Breaking Bad Trading Habits

How To Break 3 Bad Trading Habits

The human side of every person is the greatest enemy of the average investor or speculator.” – Jesse Livermore

Even among seasoned investors, bad trading habits can return. Trading losses can also come at a time when the market is doing particularly well, which adds to the frustration. All your indicators may flash “go ahead,” yet somehow, you manage to make another mistake.

Now, you might laugh it off as “paying your tuition to the market.” But how many times can you make that joke? How many times will you say that before giving up, like 95% of all traders?

The worrying truth for all traders is that while the mistakes can be explained, it’s not exactly clear why it keeps happening. Taking a loss is tough. But not fully understanding why you continue to limit your profits and damage your own account is even tougher. It’s demoralizing.

This blog is less about numbers and more about feelings. The stuff we don’t (can’t) talk about. I could give 10 average traders the same profitable setup and indicators, yet 5 would take a loss, 3 would breakeven and 2 would actually profit.

I guarantee you there is something these traders are telling themselves – that we keep telling ourselves – that impedes profits. It has nothing to do with numbers and everything to do with our mental states, emotions, and the way we relate to money.

Here are the thoughts, feelings, behaviors, and solutions to our trading mistakes.

FOMO (Fear Of Missing Out)

The Thought:
“Things are looking good again. I think the market is ready to go up.”

The Feeling:
A few breakouts have already happened – you weren’t in them. People you know (mostly not) are making money, while you sit fiddling your thumbs. Charts are repairing themselves, buyers are stepping in, yet you wait. Wait for what? You’re scared. You’re going to miss everything.

The Behavior (Mistake):
You scramble. You settle for “good enough.” You enter. And, you lose.

Slow down. Trading should never execute best guesses or opinions. It’s probability-based only. Remember, in market declines without confirmed follow-through days, 75% of stocks will continue to struggle and decline. If you haven’t put in the due-diligence ahead of time to identify and study a stock’s behavior, then it’s just part of the noise. Narrow your attention to your scans, your strategy, your risk management.


The Thought:
“That market looks tame enough. I’ll just try a small position in something.”

The Feeling:
I can’t take the waiting anymore. This is ridiculous. I’m supposed to be trading and making money, not sitting around like an idiot. I might as well be in a mutual fund. Oh wait… this stock looks like it could move up. Yes, let me open this. I’m going to give it a go.

The Behavior (Mistake):
You break your fast waiting for the right setup.

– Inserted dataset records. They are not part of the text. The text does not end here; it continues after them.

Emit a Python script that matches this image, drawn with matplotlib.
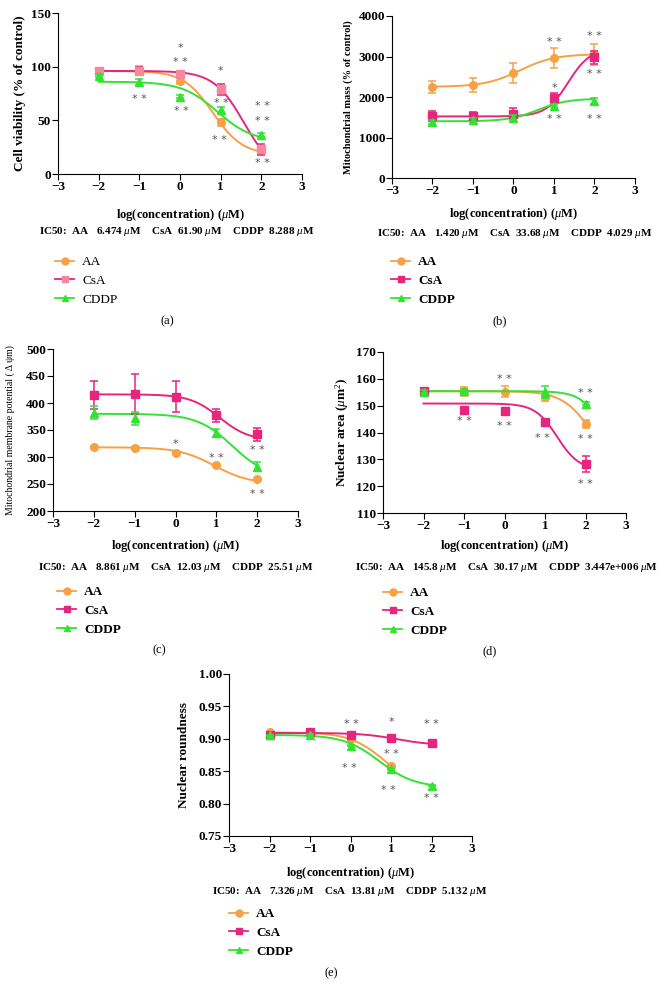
import numpy as np
import matplotlib
matplotlib.use("Agg")
import matplotlib.pyplot as plt
from matplotlib.lines import Line2D

plt.rcParams["font.family"] = ["Liberation Serif", "DejaVu Serif"]
plt.rcParams["mathtext.fontset"] = "custom"
plt.rcParams["mathtext.rm"] = "Liberation Serif"
plt.rcParams["mathtext.it"] = "Liberation Serif:italic"
plt.rcParams["mathtext.bf"] = "Liberation Serif:bold"

# ── Colores ───────────────────────────────────────────────────────────────────
ORANGE = "#F7A044"
MAGENTA = "#E6257F"
PINK = "#F4899A"
GREEN = "#33E233"
STAR = "#555555"

# ── Datos ─────────────────────────────────────────────────────────────────────
log_conc = [-2, -1, 0, 1, 2]
series_names = ["AA", "CsA", "CDDP"]

# (a) viabilidad celular
a_aa = [96, 97, 87, 48, 22]
a_aa_err = [3, 4, 3, 3, 3]
a_csa = [96, 96, 93, 79, 23]
a_csa_err = [3, 4, 3, 5, 5]
a_cddp = [91.5, 85.5, 72, 60, 36.5]
a_cddp_err = [1.5, 3, 1.5, 2, 2]

# (b) masa mitocondrial
b_aa = [2252, 2293, 2598, 2961, 3052]
b_aa_err = [150, 180, 240, 240, 250]
b_csa = [1526, 1526, 1592, 1979, 2977]
b_csa_err = [130, 100, 130, 130, 170]
b_cddp = [1386, 1427, 1485, 1790, 1905]
b_cddp_err = [50, 50, 60, 40, 80]

# (c) potencial de membrana mitocondrial
c_aa = [319, 316, 307, 285, 260]
c_aa_err = [2, 2, 2, 2, 2]
c_csa = [415, 416, 412, 377, 342]
c_csa_err = [26, 37, 29, 12, 12]
c_cddp = [382, 372, np.nan, 344, 282]
c_cddp_err = [12, 12, 0, 7, 8]

# (d) área nuclear
d_aa = [155.3, 155.3, 155.2, 153.2, 143.0]
d_aa_err = [0.8, 1.8, 2.0, 1.5, 1.5]
d_csa = [155.3, 148.5, 148.1, 143.9, 128.1]
d_csa_err = [0.5, 0.8, 0.8, 0.8, 3.0]
d_cddp = [155.2, 155.5, np.nan, 155.2, 150.7]
d_cddp_err = [0.5, 0.8, 0, 2.2, 0.5]

# (e) redondez nuclear
e_aa = [0.910, 0.910, 0.899, 0.858, np.nan]
e_aa_err = [0.001, 0.001, 0.001, 0.001, 0]
e_csa = [0.906, 0.910, 0.9055, 0.9008, 0.894]
e_csa_err = [0.001, 0.001, 0.001, 0.001, 0.001]
e_cddp = [0.9055, 0.906, 0.8895, 0.853, 0.8275]
e_cddp_err = [0.001, 0.001, 0.001, 0.001, 0.001]

# Parámetros de las curvas ajustadas: [y izquierda, y derecha, logIC50, pendiente]
a_fits = [[96, 18, 0.81, 1.2], [96, 0, 1.57, 1.17], [86, 30, 0.92, 1.0]]
b_fits = [[2250, 3060, 0.15, 1.0], [1520, 3200, 1.35, 1.6], [1400, 1960, 0.6, 1.2]]
c_fits = [[318, 250, 0.95, 1.0], [416, 330, 1.08, 1.2], [380, 260, 1.4, 1.0]]
d_fits = [[155.4, 125, 2.16, 1.2], [150.8, 126, 1.3, 1.6], [155.4, 100, 2.69, 1.5]]
e_fits = [[0.910, 0.820, 0.865, 1.0], [0.909, 0.890, 1.14, 1.0], [0.906, 0.825, 0.71, 1.0]]
e_fit_xmax = [1, 2, 2]

# Asteriscos de significación: (x, y, texto)
a_stars = [(0, 117, "*"), (0, 104.5, "* *"), (-1, 70, "* *"), (0.04, 59, "* *"),
           (1, 96, "*"), (1.02, 66, "* *"), (0.96, 32, "* *"),
           (2.02, 63, "* *"), (2.02, 49.5, "* *"), (2.02, 10, "* *")]
b_stars = [(1, 3365, "* *"), (1, 2210, "*"), (1, 1452, "* *"),
           (2, 3513, "* *"), (2, 2565, "* *"), (2, 1452, "* *")]
c_stars = [(0, 324, "*"), (1, 298, "* *"), (2, 312.6, "* *"), (2, 231.5, "* *")]
d_stars = [(0, 160, "* *"), (-1, 144.1, "* *"), (0, 142.6, "* *"), (0.94, 138.1, "* *"),
           (1.99, 154.7, "* *"), (1.99, 137.7, "* *"), (1.99, 120.9, "* *")]
e_stars = [(0.01, 0.9225, "* *"), (-0.03, 0.8543, "* *"), (1.01, 0.9256, "*"),
           (1.01, 0.8766, "* *"), (0.93, 0.8208, "* *"), (2.0, 0.9225, "* *"),
           (2.0, 0.8094, "* *")]

a_ic50 = ["6.474", "61.90", "8.288"]
b_ic50 = ["1.420", "33.68", "4.029"]
c_ic50 = ["8.861", "12.03", "25.51"]
d_ic50 = ["145.8", "30.17", "3.447e+006"]
e_ic50 = ["7.326", "13.81", "5.132"]

W, H = 666, 998


def px_rect(l, r, t, b):
    return [l / W, 1 - b / H, (r - l) / W, (b - t) / H]


def curve(p, x):
    y_left, y_right, logic, hill = p
    return y_right + (y_left - y_right) / (1 + 10 ** (hill * (x - logic)))


def draw_panel(ax, values, errs, fits, stars, ylim, yticks, ylabel, ylabel_kw,
               marker_colors, fit_xmax=(2, 2, 2), yfmt=None, xlabelpad=6):
    line_colors = [ORANGE, MAGENTA, GREEN]
    markers = ["o", "s", "^"]
    order = [0, 2, 1]
    for i in order:
        xs = np.linspace(-2, fit_xmax[i], 200)
        ax.plot(xs, curve(fits[i], xs), color=line_colors[i], lw=1.4, zorder=2 + i)
        ax.errorbar(log_conc, values[i], yerr=errs[i], fmt=markers[i], ms=5.5,
                    color=marker_colors[i], ecolor=line_colors[i],
                    elinewidth=1.1, capsize=3, capthick=1.1, zorder=3 + i)
    for x, y, s in stars:
        ax.text(x, y, s, ha="center", va="center", fontsize=8, color=STAR,
                family="DejaVu Sans")
    ax.set_xlim(-3, 3)
    ax.set_ylim(*ylim)
    ax.set_xticks(range(-3, 4))
    ax.set_yticks(yticks)
    if yfmt:
        ax.set_yticklabels([yfmt.format(v) for v in yticks])
    for sp in ["top", "right"]:
        ax.spines[sp].set_visible(False)
    ax.tick_params(direction="out", length=4, width=0.8, labelsize=9.5, pad=1)
    for lab in ax.get_xticklabels() + ax.get_yticklabels():
        lab.set_fontweight("bold")
    ax.set_xlabel(r"log(concentration) ($\mu$M)", fontsize=9, fontweight="bold",
                  labelpad=xlabelpad)
    ax.set_ylabel(ylabel, **ylabel_kw)


def add_legend(fig, ax, x, y, marker_colors, bold=True):
    line_colors = [ORANGE, MAGENTA, GREEN]
    markers = ["o", "s", "^"]
    handles = [Line2D([], [], color=line_colors[i], marker=markers[i], ms=5,
                      mfc=marker_colors[i], mec=marker_colors[i], lw=1.3)
               for i in range(3)]
    ax.legend(handles, series_names, loc="upper left",
              bbox_to_anchor=(x / W, 1 - y / H), bbox_transform=fig.transFigure,
              frameon=False, prop={"size": 9.5, "weight": "bold" if bold else "normal"},
              handlelength=1.45, handletextpad=0.6, labelspacing=0.5,
              borderpad=0, borderaxespad=0)


def add_ic50(fig, x, y, vals):
    txt = (rf"IC50:  AA   {vals[0]} $\mu$M    CsA  {vals[1]} $\mu$M    "
           rf"CDDP  {vals[2]} $\mu$M")
    fig.text(x / W, 1 - y / H, txt, ha="center", va="center", fontsize=8,
             fontweight="bold")


fig = plt.figure(figsize=(6.66, 9.98), dpi=100)

# (a)
ax_a = fig.add_axes(px_rect(58, 302, 13, 174))
draw_panel(ax_a, [a_aa, a_csa, a_cddp], [a_aa_err, a_csa_err, a_cddp_err], a_fits,
           a_stars, (0, 150), [0, 50, 100, 150], "Cell viability (% of control)",
           dict(fontsize=9.5, fontweight="bold", labelpad=4),
           [ORANGE, PINK, GREEN], xlabelpad=10)
add_ic50(fig, 177, 232, a_ic50)
add_legend(fig, ax_a, 55, 256, [ORANGE, PINK, GREEN], bold=False)
fig.text(167 / W, 1 - 321 / H, "(a)", ha="center", va="center", fontsize=9)

# (b)
ax_b = fig.add_axes(px_rect(392, 635, 16, 178))
draw_panel(ax_b, [b_aa, b_csa, b_cddp], [b_aa_err, b_csa_err, b_cddp_err], b_fits,
           b_stars, (0, 4000), [0, 1000, 2000, 3000, 4000],
           "Mitochondrial mass (% of control)",
           dict(fontsize=7.5, fontweight="bold", labelpad=4),
           [ORANGE, MAGENTA, GREEN], xlabelpad=6.5)
add_ic50(fig, 515, 233, b_ic50)
add_legend(fig, ax_b, 391, 256, [ORANGE, MAGENTA, GREEN])
fig.text(500 / W, 1 - 321 / H, "(b)", ha="center", va="center", fontsize=9)

# (c)
ax_c = fig.add_axes(px_rect(53, 298, 349, 511))
draw_panel(ax_c, [c_aa, c_csa, c_cddp], [c_aa_err, c_csa_err, c_cddp_err], c_fits,
           c_stars, (200, 500), [200, 250, 300, 350, 400, 450, 500],
           "Mitochondrial membrane potential ( \u0394 \u03c8m)",
           dict(fontsize=7, labelpad=8),
           [ORANGE, MAGENTA, GREEN], xlabelpad=5.5)
add_ic50(fig, 176, 567, c_ic50)
add_legend(fig, ax_c, 57, 586, [ORANGE, MAGENTA, GREEN])
fig.text(159 / W, 1 - 650 / H, "(c)", ha="center", va="center", fontsize=9)

# (d)
ax_d = fig.add_axes(px_rect(383, 626, 352, 513))
draw_panel(ax_d, [d_aa, d_csa, d_cddp], [d_aa_err, d_csa_err, d_cddp_err], d_fits,
           d_stars, (110, 170), [110, 120, 130, 140, 150, 160, 170],
           r"Nuclear area ($\mu$m$^2$)",
           dict(fontsize=9.5, fontweight="bold", labelpad=4),
           [ORANGE, MAGENTA, GREEN], xlabelpad=4.5)
add_ic50(fig, 507, 567, d_ic50)
add_legend(fig, ax_d, 383, 587, [ORANGE, MAGENTA, GREEN])
fig.text(490 / W, 1 - 651 / H, "(d)", ha="center", va="center", fontsize=9)

# (e)
ax_e = fig.add_axes(px_rect(229, 472, 674, 836))
draw_panel(ax_e, [e_aa, e_csa, e_cddp], [e_aa_err, e_csa_err, e_cddp_err], e_fits,
           e_stars, (0.75, 1.0), [0.75, 0.80, 0.85, 0.90, 0.95, 1.00],
           "Nuclear roundness",
           dict(fontsize=9.5, fontweight="bold", labelpad=6),
           [ORANGE, MAGENTA, GREEN], fit_xmax=e_fit_xmax, yfmt="{:.2f}",
           xlabelpad=7)
add_ic50(fig, 350, 892, e_ic50)
add_legend(fig, ax_e, 229, 908, [ORANGE, MAGENTA, GREEN])
fig.text(331 / W, 1 - 973 / H, "(e)", ha="center", va="center", fontsize=9)

fig.savefig("out.png", dpi=100)
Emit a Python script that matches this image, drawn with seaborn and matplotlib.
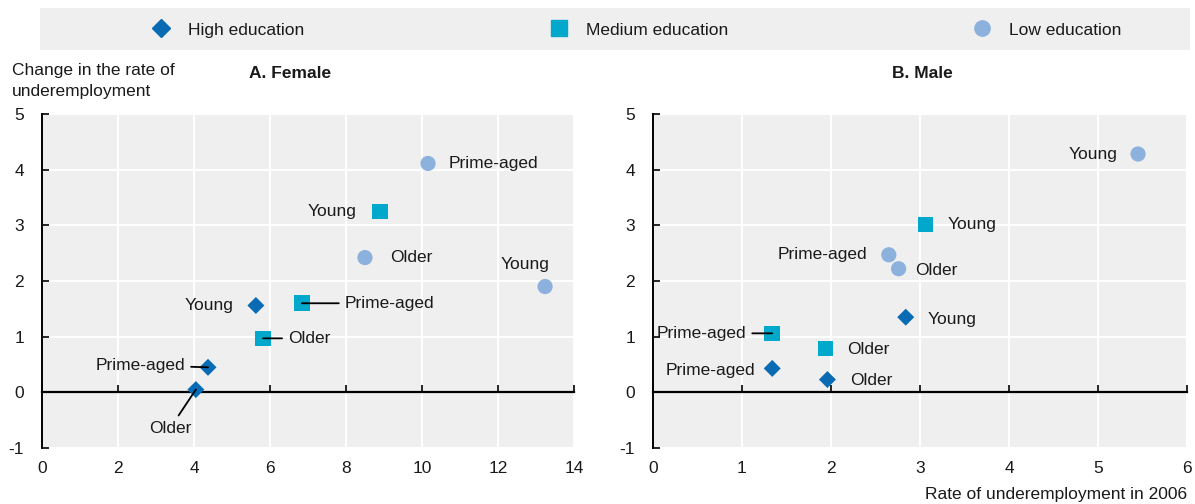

You enter. And, you lose.

If your strategy isn’t presenting a clear, coherent, and favorable probability setup, you should not trade it. Period. The market is not a place to kill time with your money. The best places for that are called casinos, but at least the drinks are free there. If you can’t control your boredom, you frankly aren’t serious about becoming wealthy. Learn self-control.

Balance Depression

The Thought:
My balances aren’t going anywhere. I’ll never be wealthy. I’ll never get to my goals.”

The Feeling:
I’m frustrated. I just suffered a drawdown and need to make it up to reach my financial goals. Or, I’ve been increasing my balance slowly, but at a snail pace. I need to do something to improve my balance. And fast.

The Behavior (Mistake):
You over-size a trade, equating bigger sizes with faster progress. You chase a stock to participate in the nice gains. You buy a penny stock thinking this is your ticket to financial freedom. You enter. And eventually, you lose.

You’re upset your balance isn’t higher – that’s normal. In fact, that’s how everyone feels. The guy with only $25,000 wishes he had $100,000. The guy at $850,000 wants to hit his first million. The thirst will never be satisfied. But ironically, in our desire for more wealth, we force behaviors that are actually incongruent with wealth creation. And when a loss is taken, you will have to work twice as hard just to get back to where you started. Internalize your edge to the point where you know when to press the gas, and are perfectly “OK” with hitting the brakes.

People want to know: How do I make more money? Follow your rules. How do I make my balance grow faster? Follow your rules. How do I avoid drawdowns? Follow your rules.

Rules. Rules. Rules.

There are potentially endless strategies for making money. The one thing stopping you is you. The moment you’re ready to stick to objective rules and ignore your negative thinking patterns, you will arrive.